[Records with drawing code]
....

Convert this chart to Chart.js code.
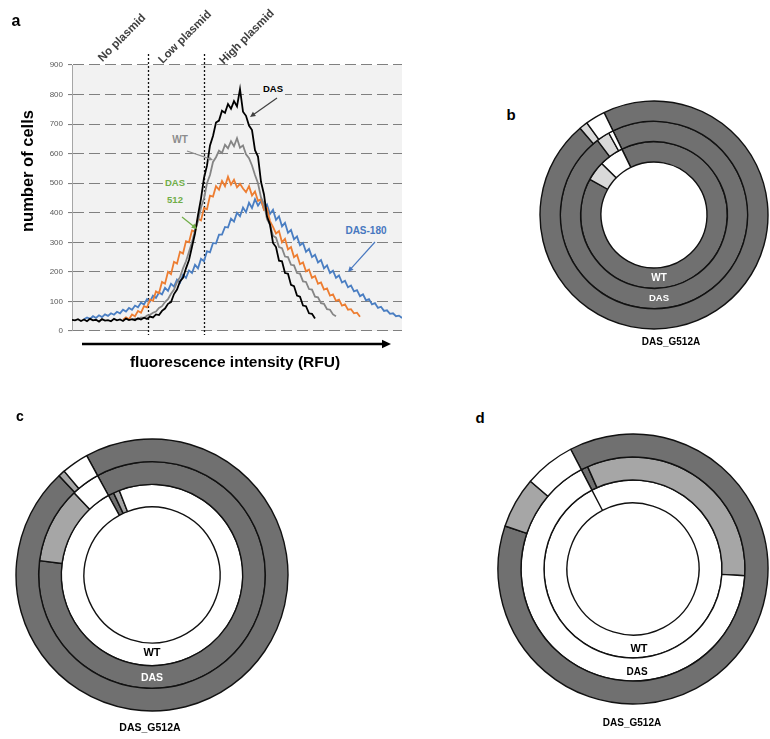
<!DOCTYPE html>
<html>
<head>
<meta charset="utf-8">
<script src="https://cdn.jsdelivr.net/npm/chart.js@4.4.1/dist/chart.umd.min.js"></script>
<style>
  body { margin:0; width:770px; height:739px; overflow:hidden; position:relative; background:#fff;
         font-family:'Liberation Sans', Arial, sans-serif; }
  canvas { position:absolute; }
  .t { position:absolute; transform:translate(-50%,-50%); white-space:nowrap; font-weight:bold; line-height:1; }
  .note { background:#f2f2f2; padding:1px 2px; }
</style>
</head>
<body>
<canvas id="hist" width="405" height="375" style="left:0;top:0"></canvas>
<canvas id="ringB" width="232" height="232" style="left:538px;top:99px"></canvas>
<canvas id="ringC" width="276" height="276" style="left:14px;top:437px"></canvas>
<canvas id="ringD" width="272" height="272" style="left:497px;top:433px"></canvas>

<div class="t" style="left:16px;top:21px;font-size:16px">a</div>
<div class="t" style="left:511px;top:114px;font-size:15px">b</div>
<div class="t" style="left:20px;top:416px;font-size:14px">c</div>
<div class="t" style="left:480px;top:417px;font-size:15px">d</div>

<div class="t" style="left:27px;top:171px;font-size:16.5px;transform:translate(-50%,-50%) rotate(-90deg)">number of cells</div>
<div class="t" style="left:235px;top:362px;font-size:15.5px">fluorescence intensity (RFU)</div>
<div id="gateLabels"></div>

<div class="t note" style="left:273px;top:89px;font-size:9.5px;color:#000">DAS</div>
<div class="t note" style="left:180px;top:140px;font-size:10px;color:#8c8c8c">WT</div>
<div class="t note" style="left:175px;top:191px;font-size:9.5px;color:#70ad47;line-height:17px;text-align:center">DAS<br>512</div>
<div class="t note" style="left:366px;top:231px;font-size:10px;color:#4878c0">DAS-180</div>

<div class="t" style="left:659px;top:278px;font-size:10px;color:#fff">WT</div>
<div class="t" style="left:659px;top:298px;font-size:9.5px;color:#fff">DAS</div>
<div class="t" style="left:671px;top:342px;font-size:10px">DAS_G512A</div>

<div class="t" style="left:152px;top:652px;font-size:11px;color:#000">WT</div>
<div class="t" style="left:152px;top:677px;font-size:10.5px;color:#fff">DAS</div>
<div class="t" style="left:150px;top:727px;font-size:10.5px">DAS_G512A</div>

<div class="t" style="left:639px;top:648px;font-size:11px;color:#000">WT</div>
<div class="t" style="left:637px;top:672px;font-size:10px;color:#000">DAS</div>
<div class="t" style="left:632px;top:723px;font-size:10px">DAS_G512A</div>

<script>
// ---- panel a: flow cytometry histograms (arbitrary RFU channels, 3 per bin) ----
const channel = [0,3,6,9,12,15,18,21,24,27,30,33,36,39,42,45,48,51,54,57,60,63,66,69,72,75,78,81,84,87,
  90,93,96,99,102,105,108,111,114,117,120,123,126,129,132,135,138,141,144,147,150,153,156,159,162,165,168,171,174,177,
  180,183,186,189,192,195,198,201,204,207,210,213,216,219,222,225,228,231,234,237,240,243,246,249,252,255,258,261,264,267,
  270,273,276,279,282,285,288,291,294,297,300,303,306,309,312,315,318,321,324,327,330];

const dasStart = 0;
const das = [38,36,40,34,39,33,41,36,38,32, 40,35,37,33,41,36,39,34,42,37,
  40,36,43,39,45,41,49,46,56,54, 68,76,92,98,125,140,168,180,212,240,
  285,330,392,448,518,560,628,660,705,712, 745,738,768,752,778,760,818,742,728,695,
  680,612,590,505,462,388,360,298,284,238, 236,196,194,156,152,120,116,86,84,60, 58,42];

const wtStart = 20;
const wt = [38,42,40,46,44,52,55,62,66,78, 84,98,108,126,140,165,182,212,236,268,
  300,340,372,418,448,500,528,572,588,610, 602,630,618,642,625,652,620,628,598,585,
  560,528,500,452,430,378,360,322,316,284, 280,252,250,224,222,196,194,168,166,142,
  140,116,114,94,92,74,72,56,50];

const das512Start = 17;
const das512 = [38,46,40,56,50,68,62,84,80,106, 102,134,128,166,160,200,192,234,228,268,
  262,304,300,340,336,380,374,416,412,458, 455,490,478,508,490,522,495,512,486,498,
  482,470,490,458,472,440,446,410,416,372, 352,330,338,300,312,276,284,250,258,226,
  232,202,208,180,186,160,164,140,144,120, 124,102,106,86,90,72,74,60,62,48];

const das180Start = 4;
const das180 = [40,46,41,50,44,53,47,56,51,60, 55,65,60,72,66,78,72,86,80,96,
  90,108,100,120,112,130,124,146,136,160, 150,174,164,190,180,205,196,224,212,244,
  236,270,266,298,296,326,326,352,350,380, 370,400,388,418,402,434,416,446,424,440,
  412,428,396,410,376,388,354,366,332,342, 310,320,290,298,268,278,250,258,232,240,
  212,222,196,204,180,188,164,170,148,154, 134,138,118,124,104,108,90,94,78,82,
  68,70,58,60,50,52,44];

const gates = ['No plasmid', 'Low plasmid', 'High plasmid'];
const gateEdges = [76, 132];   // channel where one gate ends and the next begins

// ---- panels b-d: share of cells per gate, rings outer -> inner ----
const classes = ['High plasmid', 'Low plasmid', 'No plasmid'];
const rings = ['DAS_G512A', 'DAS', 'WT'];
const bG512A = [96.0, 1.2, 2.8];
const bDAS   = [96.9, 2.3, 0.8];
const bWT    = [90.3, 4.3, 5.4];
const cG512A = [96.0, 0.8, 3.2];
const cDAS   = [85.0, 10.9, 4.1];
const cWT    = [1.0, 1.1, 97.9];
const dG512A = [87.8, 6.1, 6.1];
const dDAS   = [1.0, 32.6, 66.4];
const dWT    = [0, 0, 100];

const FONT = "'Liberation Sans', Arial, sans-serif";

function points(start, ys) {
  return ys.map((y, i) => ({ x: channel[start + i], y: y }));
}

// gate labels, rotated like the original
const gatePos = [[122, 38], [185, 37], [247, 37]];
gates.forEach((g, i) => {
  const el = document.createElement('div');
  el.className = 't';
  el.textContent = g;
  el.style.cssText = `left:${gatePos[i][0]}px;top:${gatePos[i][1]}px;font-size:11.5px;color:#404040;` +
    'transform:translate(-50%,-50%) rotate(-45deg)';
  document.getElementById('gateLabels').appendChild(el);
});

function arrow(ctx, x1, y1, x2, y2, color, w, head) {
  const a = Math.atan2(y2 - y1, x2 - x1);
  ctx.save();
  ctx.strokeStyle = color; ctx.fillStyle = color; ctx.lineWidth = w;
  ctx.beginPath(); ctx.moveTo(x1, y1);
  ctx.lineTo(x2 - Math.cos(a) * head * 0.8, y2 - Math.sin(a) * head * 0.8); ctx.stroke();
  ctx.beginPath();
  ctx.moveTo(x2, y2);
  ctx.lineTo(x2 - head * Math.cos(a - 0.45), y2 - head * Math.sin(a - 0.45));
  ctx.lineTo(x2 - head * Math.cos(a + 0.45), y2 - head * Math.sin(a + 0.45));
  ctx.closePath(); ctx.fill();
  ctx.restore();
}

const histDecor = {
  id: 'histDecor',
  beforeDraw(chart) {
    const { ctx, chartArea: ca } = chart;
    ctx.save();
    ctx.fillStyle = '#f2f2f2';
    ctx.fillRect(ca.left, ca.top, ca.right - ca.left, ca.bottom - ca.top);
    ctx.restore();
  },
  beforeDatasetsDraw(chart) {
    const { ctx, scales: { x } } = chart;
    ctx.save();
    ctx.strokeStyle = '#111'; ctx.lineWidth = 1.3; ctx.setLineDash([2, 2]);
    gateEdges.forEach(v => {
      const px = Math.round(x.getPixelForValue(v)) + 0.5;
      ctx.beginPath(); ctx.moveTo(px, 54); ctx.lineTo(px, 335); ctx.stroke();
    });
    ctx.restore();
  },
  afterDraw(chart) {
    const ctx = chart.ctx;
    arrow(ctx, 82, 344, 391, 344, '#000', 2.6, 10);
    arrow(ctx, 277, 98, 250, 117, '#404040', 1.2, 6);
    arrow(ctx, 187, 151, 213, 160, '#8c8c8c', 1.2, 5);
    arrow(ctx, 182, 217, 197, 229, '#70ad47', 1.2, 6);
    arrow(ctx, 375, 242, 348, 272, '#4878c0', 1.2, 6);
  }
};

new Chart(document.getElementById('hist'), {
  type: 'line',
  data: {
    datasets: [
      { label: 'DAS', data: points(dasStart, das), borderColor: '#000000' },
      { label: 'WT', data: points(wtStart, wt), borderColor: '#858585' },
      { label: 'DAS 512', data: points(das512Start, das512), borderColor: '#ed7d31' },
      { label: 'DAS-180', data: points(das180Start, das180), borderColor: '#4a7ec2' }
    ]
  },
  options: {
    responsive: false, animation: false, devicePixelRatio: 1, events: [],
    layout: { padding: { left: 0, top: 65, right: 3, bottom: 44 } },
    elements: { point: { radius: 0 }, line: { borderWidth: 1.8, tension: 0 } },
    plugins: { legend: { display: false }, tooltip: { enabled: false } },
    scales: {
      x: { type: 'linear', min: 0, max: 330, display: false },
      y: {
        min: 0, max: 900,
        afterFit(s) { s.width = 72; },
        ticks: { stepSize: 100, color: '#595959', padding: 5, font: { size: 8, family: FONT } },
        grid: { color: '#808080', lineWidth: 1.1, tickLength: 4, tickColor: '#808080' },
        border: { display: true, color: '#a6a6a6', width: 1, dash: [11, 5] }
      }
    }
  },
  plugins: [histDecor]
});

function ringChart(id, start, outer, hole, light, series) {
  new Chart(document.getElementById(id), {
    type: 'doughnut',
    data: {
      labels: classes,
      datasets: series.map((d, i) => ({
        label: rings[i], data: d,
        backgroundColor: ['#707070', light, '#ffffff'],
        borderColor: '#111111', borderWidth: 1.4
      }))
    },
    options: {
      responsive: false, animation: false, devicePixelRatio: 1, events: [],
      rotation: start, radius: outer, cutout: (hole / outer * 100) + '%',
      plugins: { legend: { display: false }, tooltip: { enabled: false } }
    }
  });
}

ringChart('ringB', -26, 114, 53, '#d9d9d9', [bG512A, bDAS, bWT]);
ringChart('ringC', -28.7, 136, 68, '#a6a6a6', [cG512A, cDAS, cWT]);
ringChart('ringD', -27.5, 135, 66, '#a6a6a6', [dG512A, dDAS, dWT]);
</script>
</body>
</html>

....

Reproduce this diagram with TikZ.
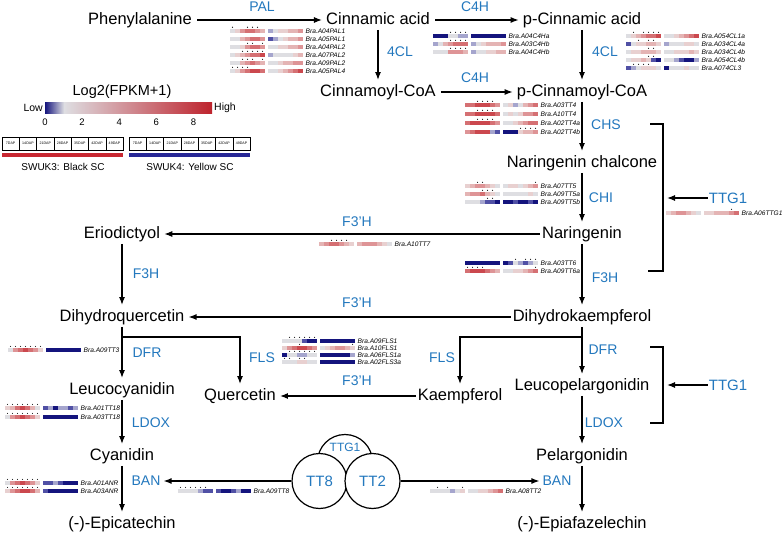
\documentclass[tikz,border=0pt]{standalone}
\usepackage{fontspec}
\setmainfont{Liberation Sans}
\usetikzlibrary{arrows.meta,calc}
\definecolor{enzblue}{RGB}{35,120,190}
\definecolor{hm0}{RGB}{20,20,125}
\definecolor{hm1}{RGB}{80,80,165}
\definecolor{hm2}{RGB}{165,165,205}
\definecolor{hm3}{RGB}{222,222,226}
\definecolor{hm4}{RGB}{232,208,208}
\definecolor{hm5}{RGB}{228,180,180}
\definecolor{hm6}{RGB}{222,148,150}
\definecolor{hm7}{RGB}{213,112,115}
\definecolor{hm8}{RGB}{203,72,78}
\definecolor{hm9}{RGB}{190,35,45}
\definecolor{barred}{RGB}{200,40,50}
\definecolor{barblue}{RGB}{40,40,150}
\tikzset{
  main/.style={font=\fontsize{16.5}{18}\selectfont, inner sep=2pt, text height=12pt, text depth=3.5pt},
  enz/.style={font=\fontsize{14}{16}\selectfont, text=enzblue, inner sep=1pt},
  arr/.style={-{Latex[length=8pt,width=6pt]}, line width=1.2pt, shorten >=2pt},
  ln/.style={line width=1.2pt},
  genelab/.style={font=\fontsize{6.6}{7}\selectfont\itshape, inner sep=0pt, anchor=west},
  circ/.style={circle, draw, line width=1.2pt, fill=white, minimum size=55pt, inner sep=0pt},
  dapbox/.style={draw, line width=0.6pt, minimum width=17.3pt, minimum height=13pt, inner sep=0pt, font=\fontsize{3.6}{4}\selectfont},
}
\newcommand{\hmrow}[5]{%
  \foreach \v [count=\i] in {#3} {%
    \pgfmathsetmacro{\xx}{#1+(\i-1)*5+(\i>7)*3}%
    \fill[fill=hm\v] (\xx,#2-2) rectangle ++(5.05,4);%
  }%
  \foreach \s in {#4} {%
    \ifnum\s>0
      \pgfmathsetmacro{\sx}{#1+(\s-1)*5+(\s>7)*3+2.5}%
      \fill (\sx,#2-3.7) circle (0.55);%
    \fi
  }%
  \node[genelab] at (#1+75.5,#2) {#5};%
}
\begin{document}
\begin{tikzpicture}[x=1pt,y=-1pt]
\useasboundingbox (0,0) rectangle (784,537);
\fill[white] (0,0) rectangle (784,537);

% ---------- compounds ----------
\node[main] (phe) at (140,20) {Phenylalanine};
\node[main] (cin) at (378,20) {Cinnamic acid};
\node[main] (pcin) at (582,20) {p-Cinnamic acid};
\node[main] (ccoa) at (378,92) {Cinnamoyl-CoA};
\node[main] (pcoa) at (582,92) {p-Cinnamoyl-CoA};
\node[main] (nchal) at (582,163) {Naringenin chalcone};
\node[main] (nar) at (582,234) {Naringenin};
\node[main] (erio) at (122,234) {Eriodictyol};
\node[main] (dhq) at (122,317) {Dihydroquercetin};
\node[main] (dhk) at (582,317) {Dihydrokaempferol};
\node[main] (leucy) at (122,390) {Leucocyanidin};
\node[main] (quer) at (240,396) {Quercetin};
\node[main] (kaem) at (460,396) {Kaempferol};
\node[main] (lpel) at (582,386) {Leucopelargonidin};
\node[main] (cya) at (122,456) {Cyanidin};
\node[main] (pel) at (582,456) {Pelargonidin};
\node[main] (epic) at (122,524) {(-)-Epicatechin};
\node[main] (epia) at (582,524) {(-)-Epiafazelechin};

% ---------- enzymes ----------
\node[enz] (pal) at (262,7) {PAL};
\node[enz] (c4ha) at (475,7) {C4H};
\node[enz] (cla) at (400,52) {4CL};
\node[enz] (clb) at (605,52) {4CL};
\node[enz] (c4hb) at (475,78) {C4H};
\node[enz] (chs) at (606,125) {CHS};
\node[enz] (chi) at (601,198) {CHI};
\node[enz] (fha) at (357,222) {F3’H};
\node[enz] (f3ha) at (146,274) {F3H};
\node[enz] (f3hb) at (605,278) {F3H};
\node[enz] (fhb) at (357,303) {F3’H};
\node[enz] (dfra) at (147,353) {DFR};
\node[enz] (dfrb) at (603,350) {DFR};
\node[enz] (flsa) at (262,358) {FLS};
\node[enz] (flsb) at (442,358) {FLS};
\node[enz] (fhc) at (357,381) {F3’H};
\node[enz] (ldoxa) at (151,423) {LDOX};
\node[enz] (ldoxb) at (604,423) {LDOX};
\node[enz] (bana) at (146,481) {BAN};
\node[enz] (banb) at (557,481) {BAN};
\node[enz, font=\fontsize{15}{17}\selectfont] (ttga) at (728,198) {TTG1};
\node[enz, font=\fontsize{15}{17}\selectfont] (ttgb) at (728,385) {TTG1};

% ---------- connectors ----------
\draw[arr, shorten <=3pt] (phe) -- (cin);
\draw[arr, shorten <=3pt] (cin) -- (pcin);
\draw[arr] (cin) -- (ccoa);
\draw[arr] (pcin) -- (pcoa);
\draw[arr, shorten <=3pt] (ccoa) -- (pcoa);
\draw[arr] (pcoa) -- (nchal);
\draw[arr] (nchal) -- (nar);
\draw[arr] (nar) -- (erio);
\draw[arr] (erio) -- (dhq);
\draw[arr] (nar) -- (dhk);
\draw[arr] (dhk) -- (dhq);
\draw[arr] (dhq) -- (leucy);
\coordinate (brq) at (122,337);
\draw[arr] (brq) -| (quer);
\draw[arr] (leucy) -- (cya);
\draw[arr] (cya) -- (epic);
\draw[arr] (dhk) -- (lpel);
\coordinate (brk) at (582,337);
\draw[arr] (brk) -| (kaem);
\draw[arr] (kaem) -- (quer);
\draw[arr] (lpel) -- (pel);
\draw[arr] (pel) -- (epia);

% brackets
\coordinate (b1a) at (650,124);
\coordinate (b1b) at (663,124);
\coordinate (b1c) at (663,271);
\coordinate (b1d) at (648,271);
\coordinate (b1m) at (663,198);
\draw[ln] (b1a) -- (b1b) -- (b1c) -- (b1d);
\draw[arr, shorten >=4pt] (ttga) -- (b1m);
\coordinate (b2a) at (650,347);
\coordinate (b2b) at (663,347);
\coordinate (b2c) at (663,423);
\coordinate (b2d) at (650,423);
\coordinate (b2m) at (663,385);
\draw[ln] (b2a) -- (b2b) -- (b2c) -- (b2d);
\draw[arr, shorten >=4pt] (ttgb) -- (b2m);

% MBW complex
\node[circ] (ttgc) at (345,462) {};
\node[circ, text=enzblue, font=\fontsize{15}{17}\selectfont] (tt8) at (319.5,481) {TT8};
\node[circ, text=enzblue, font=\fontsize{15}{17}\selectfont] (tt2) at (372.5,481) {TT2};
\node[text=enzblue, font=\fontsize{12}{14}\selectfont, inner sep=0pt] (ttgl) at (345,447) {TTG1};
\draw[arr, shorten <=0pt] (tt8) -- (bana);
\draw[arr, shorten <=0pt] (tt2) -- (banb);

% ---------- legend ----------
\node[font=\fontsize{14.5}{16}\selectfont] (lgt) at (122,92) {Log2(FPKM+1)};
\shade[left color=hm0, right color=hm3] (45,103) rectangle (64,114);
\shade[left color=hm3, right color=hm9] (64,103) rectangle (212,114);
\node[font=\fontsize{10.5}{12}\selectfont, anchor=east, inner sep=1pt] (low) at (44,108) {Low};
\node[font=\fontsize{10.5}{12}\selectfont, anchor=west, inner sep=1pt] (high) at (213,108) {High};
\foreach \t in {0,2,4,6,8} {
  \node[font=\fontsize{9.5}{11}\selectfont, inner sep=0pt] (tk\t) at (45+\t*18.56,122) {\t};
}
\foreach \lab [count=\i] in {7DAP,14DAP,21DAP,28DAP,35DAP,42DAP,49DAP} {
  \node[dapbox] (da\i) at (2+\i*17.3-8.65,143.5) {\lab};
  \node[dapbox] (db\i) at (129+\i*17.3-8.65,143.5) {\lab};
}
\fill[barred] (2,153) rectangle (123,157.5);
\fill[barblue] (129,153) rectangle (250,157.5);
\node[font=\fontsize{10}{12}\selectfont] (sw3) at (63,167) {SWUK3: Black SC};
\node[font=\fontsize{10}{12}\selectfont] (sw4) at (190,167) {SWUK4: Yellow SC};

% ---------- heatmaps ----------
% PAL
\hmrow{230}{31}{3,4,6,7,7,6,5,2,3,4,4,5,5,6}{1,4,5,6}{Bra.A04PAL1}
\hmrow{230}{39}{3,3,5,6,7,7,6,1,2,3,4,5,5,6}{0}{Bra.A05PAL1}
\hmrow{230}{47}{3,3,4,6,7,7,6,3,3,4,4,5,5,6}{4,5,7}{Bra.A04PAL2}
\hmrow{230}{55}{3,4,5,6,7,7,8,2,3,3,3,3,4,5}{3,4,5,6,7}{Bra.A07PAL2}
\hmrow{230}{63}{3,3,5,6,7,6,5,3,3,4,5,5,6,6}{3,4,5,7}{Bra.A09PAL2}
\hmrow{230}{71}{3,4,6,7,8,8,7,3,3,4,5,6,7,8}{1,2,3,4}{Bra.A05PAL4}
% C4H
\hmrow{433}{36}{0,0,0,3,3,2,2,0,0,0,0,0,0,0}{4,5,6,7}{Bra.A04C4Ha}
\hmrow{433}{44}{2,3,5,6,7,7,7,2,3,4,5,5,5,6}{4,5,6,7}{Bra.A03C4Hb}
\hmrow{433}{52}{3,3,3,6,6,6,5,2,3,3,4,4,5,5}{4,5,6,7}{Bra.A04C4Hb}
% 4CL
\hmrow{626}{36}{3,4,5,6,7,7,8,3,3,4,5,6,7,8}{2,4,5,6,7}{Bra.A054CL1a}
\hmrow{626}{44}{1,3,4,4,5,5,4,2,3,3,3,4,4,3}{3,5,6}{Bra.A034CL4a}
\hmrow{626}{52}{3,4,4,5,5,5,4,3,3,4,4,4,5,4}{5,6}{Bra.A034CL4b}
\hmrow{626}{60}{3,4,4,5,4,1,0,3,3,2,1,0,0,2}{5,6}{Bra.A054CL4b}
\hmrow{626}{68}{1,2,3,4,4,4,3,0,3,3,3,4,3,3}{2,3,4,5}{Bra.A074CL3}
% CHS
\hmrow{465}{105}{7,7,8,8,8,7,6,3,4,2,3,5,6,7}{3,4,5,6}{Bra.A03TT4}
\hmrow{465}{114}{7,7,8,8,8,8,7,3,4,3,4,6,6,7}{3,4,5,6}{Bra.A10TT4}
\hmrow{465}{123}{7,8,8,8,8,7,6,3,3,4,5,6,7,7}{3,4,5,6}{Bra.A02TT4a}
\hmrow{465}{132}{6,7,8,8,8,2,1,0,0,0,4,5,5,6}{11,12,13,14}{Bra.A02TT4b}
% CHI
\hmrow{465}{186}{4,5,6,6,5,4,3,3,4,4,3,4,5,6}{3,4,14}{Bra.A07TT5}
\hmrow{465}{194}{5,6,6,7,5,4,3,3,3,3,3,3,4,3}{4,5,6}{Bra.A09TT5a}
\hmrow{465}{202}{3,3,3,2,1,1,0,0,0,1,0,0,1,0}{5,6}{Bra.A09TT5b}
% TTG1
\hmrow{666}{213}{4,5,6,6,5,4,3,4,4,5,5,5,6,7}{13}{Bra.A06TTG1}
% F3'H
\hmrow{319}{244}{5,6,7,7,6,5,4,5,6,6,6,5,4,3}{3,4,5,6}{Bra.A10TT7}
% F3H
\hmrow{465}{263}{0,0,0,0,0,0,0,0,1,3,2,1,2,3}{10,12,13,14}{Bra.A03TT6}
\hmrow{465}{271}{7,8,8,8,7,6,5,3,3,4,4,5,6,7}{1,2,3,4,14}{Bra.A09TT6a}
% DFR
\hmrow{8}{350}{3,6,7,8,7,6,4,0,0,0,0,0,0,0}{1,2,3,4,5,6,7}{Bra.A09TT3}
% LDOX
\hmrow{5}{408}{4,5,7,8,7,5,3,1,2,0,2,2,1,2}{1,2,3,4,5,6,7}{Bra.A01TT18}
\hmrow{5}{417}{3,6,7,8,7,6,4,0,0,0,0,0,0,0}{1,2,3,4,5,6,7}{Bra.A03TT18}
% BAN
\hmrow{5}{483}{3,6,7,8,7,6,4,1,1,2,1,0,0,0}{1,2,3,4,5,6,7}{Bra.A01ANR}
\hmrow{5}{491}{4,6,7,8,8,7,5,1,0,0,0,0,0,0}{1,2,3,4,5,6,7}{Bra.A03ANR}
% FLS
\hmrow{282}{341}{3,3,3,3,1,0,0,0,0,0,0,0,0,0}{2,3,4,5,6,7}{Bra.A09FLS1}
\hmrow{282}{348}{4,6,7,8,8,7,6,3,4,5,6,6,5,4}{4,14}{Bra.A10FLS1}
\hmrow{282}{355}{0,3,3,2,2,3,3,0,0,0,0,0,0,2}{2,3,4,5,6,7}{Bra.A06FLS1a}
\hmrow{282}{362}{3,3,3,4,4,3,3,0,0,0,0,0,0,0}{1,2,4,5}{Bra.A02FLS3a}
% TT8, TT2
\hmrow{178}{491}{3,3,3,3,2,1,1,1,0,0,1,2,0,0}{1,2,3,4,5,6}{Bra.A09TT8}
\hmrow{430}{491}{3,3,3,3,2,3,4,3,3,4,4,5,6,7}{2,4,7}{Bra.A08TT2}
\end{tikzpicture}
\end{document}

....

• Goal of the exercise
Check each line of the records for "this" and copy the ones that contain it.

• Written reply
Convert this chart to Chart.js code.
Reproduce this diagram with TikZ.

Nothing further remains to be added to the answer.